Но неопрятность, неразборчивость в половых связях и отсутствие стыдливости — далеко не самое худшее, что сообщают о русах средневековые авторы. Ибн Руста пишет о них: «Все постоянно носят при себе мечи, потому что мало доверяют они друг другу, и что коварство между ними дело обыкновенное: если кому удастся приобресть хотя малое имущество, то уж родной брат или товарищ тотчас же начинает завидовать и домогаться, как бы убить его или ограбить»{508}.

Патриарх Фотий, которому довелось пережить набег русов на Константинополь в 860 году, в одном из своих писем называет этот народ «всех оставляющим позади в жестокости и кровожадности»{509}. В дни осады и сразу после нее Фотий произнес перед жителями города две проповеди, тексты которых сохранились. Он рассказывает, как русы обрушились на окрестности Константинополя, «не щадя ни человека, ни скота, не стесняясь немощи женского пола, не смущаясь нежностью младенцев, не стыдясь седин стариков, не смягчаясь ничем из того, что обычно смущает людей, даже дошедших до озверения, но дерзая пронзать мечом всякий возраст и всякую природу».

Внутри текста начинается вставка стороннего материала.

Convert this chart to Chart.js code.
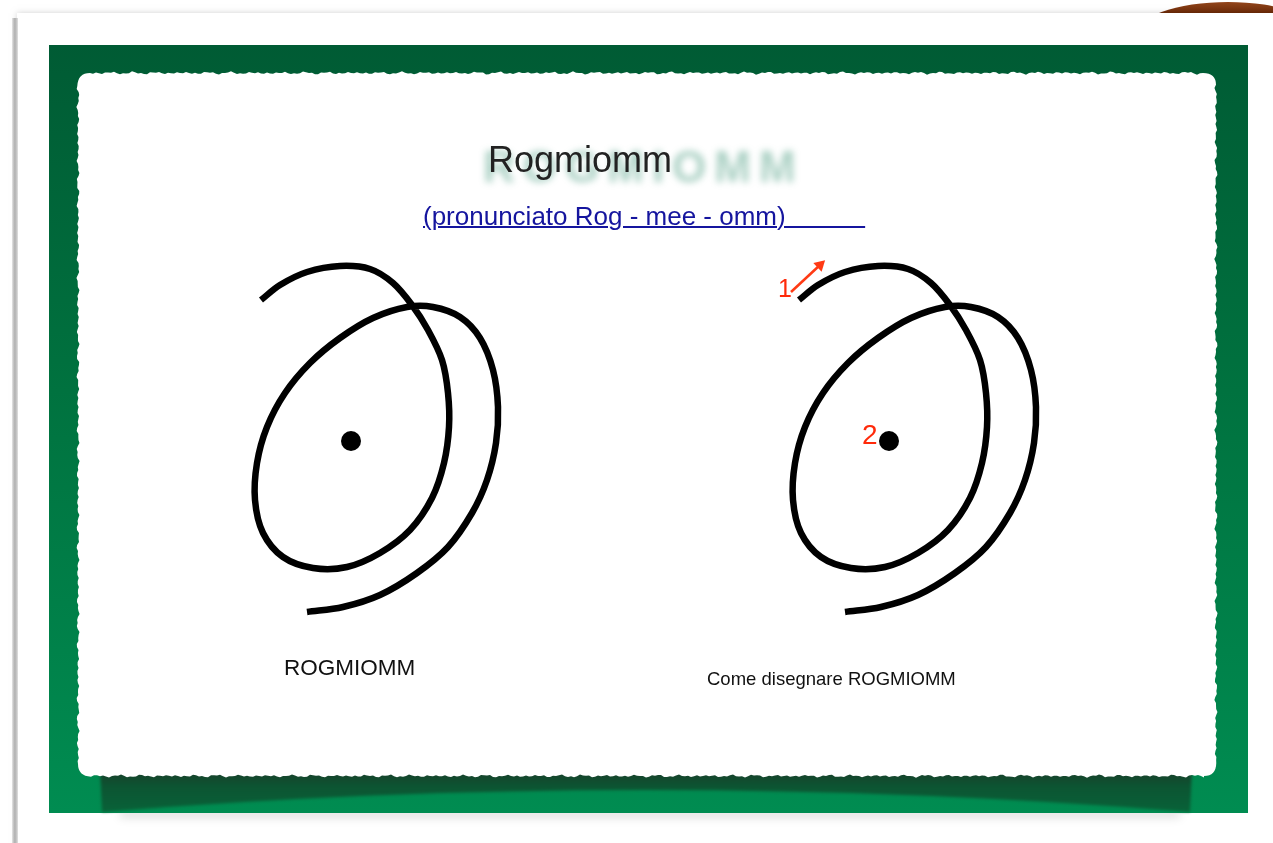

Русы отличались особой бесчеловечностью даже для тех, не самых гуманных, времен. Фотий говорит: «Можно было видеть младенцев, отторгаемых ими от сосцов и молока, а заодно и от жизни, и их бесхитростный гроб — о горе! — скалы, о которые они разбивались; матерей, рыдающих от горя и закалываемых рядом с новорожденными, судорожно испускающими последний вздох… Не только человеческую природу настигло их зверство, но и всех бессловесных животных, быков, лошадей, птиц и прочих, попавшихся на пути, пронзала свирепость их; бык лежал рядом с человеком, и дитя и лошадь имели могилу под одной крышей, и женщины и птицы обагрялись кровью друг друга. Все наполнилось мертвыми телами: в реках течение превратилось в кровь; фонтаны и водоемы — одни нельзя было различить, так как скважины их были выровнены трупами, другие являли лишь смутные следы прежнего устройства, а находившееся вокруг них заполняло оставшееся; трупы разлагались на полях, завалили дороги, рощи сделались от них более одичавшими и заброшенными, чем чащобы и пустыри, пещеры были завалены ими, а горы и холмы, ущелья и пропасти ничуть не отличались от переполненных городских кладбищ»{510}.

Отметим, что, несмотря на все старания некоторых отечественных историков, ужасы эти не имеют к славянам особого отношения. Те средневековые хронисты, которые прямо говорят о происхождении варваров, громивших окраины Константинополя, называют их норманнами. Так, венецианский историк X–XI веков Иоанн Диакон, описывая события начала 860-х годов, пишет:

«В это время народ норманнов (Normannorum gentes) на трехстах шестидесяти кораблях осмелился приблизиться к городу Константинополю. Но так как они не могли никоим образом нанести ущерба неприступному городу, они дерзко опустошили окрестности, перебив там многое множество народу, и так с триумфом возвратились восвояси»{511}.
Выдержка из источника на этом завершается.